Summary and conclusions

  1. 1)

    We investigated the processing of fast rhythms (IOIs < 250–400 ms) using a perceptual-learning paradigm with a rhythm-processing task: anisochrony detection.

  2. 2)

    Prior to training, thresholds for anisochrony detection were consistent across different IOIs for stimuli with fixed-frequency markers and were higher for a stimulus with variable-frequency markers as well as for a temporal-interval discrimination task.

  3. 3)

    Pre-training thresholds were correlated among the conditions with the same IOI (in five out of six cases), but not between conditions with different IOIs.

  4. 4)

    Post-training thresholds on the trained anisochrony-detection condition (100 ms, 1 kHz standard stimulus) were lower for trained listeners compared with controls. The amount of improvement was constant regardless of pre-training threshold.

  5. 5)

    The learning on the trained anisochrony-detection condition did not lead to better performance on any untrained condition.
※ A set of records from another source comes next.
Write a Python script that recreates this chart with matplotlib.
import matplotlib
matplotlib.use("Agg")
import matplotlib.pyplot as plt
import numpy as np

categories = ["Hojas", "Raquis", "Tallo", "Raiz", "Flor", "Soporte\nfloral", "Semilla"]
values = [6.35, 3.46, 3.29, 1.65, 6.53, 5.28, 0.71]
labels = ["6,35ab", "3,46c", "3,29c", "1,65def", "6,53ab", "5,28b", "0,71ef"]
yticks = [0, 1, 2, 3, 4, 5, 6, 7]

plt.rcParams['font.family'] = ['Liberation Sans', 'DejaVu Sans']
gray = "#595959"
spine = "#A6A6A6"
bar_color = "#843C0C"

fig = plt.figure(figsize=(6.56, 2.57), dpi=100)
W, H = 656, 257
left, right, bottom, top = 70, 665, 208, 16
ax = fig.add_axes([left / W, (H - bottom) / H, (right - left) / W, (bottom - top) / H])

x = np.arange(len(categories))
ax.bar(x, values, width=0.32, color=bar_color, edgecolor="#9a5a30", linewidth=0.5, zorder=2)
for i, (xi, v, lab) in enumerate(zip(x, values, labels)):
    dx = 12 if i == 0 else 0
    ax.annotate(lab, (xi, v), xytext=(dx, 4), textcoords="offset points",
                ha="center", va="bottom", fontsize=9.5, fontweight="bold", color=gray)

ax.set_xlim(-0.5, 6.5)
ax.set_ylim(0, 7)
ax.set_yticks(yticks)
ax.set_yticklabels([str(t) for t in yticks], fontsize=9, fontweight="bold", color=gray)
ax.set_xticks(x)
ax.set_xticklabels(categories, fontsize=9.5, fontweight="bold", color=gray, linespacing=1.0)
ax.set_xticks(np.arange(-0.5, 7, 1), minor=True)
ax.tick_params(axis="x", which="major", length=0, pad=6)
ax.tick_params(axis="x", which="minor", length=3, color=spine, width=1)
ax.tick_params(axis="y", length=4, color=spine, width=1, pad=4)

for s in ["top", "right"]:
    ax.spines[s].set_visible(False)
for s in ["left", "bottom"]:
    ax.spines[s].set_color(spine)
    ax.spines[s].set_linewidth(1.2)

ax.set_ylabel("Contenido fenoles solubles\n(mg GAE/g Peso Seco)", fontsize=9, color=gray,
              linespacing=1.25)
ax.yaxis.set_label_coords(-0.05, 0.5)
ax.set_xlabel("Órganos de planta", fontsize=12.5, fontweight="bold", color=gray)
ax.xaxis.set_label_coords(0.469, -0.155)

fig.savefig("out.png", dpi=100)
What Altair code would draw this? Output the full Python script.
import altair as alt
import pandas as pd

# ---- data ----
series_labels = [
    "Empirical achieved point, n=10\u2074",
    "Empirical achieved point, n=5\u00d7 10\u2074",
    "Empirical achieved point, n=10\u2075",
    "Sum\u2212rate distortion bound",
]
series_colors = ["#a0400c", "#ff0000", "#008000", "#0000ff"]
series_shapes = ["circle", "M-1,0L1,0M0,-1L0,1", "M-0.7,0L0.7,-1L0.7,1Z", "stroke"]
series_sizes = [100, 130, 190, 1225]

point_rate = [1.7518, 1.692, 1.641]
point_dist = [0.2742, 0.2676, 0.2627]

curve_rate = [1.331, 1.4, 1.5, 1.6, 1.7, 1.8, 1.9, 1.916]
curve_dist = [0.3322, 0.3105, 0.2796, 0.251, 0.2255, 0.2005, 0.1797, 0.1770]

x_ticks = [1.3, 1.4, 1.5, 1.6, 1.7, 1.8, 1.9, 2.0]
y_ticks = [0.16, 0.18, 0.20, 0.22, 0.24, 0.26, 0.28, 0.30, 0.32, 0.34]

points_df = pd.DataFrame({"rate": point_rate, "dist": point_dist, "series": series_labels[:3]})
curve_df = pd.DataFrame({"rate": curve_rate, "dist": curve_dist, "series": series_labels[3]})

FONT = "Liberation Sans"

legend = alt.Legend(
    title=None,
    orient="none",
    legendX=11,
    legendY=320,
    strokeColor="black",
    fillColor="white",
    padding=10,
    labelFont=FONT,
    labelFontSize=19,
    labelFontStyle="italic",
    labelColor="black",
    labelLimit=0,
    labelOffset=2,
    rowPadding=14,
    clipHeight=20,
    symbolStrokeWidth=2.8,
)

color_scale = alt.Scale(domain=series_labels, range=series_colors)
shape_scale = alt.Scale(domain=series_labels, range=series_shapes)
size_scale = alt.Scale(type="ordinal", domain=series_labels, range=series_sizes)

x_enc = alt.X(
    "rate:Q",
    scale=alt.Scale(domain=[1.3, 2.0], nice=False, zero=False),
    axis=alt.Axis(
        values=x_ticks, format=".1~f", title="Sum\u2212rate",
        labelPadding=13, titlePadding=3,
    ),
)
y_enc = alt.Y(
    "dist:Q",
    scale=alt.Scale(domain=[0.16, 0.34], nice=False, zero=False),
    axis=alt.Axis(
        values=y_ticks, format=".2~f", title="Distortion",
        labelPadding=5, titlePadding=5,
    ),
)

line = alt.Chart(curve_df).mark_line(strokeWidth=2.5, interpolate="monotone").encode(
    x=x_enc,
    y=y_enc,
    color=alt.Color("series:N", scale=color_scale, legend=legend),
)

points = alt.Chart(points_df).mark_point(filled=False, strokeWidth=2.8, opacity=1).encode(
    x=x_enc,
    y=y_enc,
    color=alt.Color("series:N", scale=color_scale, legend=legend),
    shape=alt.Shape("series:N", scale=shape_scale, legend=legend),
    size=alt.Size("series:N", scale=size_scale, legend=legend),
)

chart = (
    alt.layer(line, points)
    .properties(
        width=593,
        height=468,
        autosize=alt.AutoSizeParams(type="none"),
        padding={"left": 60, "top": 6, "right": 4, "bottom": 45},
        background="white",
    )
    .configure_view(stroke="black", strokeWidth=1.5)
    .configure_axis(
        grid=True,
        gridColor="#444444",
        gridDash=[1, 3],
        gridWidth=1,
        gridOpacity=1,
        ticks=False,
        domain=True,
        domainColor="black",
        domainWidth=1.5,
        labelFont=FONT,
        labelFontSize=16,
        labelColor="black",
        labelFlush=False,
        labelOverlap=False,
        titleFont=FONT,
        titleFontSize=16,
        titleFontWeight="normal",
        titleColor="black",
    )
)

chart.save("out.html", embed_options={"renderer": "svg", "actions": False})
There was negative generalization to an untrained IOI and no generalization to untrained marker frequencies or to an untrained temporal-interval discrimination task.

  6. 6)

    These results are most consistent with the holistic model of rhythm processing, suggesting that sound sequences in the short-IOI range are processed as a whole, and that anisochrony is detected by comparing the holistic “image” of the stimulus to an isochronous template that is selective for IOI, frequency and marker number.